### DATA TO PROCESS
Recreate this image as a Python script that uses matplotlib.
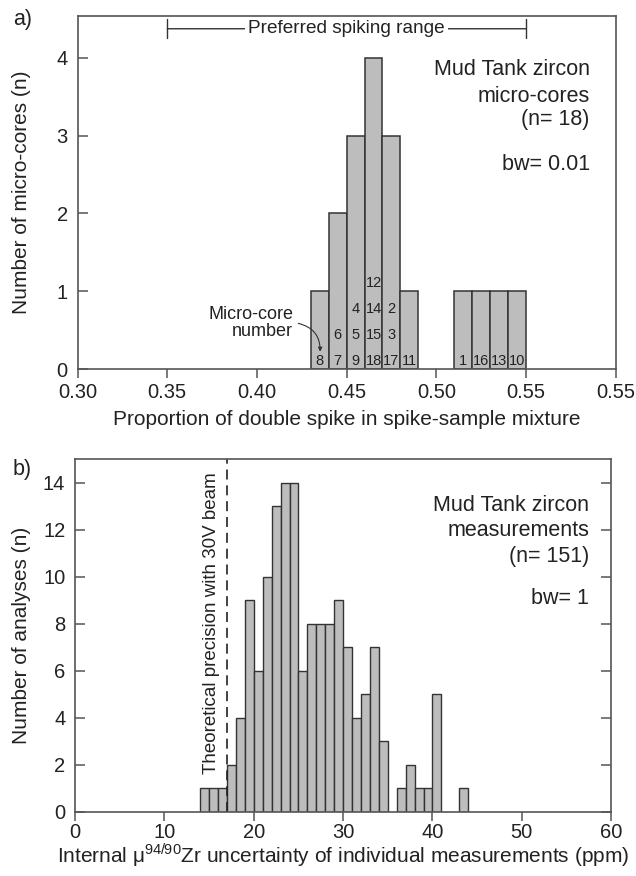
######
### DATA TO PROCESS
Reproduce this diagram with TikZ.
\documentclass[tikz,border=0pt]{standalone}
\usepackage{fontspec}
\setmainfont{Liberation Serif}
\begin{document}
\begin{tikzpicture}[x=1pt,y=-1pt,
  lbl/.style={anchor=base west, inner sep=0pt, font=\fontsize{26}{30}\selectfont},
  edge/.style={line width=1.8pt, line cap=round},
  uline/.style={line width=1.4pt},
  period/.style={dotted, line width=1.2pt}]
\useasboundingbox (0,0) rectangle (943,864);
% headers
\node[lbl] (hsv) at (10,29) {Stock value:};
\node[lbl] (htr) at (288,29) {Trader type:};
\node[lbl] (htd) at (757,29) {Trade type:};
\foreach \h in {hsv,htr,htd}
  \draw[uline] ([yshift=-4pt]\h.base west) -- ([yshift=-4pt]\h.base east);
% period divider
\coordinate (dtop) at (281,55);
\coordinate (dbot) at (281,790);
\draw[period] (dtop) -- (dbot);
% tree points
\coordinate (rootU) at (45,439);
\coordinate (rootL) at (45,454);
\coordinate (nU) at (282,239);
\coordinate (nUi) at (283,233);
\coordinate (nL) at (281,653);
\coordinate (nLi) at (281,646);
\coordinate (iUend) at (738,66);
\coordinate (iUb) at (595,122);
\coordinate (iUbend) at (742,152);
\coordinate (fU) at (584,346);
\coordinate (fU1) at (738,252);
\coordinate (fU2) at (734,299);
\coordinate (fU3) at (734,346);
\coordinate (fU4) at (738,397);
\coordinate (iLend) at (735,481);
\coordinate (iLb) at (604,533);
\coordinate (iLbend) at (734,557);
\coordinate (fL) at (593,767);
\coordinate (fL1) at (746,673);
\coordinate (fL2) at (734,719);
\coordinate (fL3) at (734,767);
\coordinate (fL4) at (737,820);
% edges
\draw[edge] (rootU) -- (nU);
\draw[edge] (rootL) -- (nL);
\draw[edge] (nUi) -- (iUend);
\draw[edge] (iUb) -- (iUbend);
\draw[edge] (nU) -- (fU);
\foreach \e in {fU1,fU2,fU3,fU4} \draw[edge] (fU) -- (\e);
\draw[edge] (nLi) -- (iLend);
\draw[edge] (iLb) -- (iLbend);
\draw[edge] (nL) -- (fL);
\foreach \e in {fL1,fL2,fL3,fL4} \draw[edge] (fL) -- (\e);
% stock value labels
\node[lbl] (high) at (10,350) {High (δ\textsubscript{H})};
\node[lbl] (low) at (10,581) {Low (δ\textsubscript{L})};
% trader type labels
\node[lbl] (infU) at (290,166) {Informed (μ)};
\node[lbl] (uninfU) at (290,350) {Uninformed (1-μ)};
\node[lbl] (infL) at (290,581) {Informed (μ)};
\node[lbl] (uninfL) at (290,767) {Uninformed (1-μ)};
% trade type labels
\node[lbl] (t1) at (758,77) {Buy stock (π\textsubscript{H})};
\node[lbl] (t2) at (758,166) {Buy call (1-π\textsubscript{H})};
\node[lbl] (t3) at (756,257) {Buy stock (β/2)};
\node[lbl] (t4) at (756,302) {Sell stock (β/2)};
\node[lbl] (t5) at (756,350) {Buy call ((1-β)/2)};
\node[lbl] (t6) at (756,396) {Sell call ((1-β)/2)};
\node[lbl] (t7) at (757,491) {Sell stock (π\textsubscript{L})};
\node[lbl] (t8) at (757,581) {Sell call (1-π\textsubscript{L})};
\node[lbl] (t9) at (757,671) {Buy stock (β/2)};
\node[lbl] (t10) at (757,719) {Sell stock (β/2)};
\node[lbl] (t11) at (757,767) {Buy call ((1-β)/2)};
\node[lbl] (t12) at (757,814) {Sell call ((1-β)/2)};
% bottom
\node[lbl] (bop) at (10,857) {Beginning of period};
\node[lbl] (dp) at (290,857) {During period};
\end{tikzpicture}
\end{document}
######
GIVEN INSTRUCTION
Which lines hold the string "this"? List them all.

RESPONSE
Recreate this image as a Python script that uses matplotlib.
Reproduce this diagram with TikZ.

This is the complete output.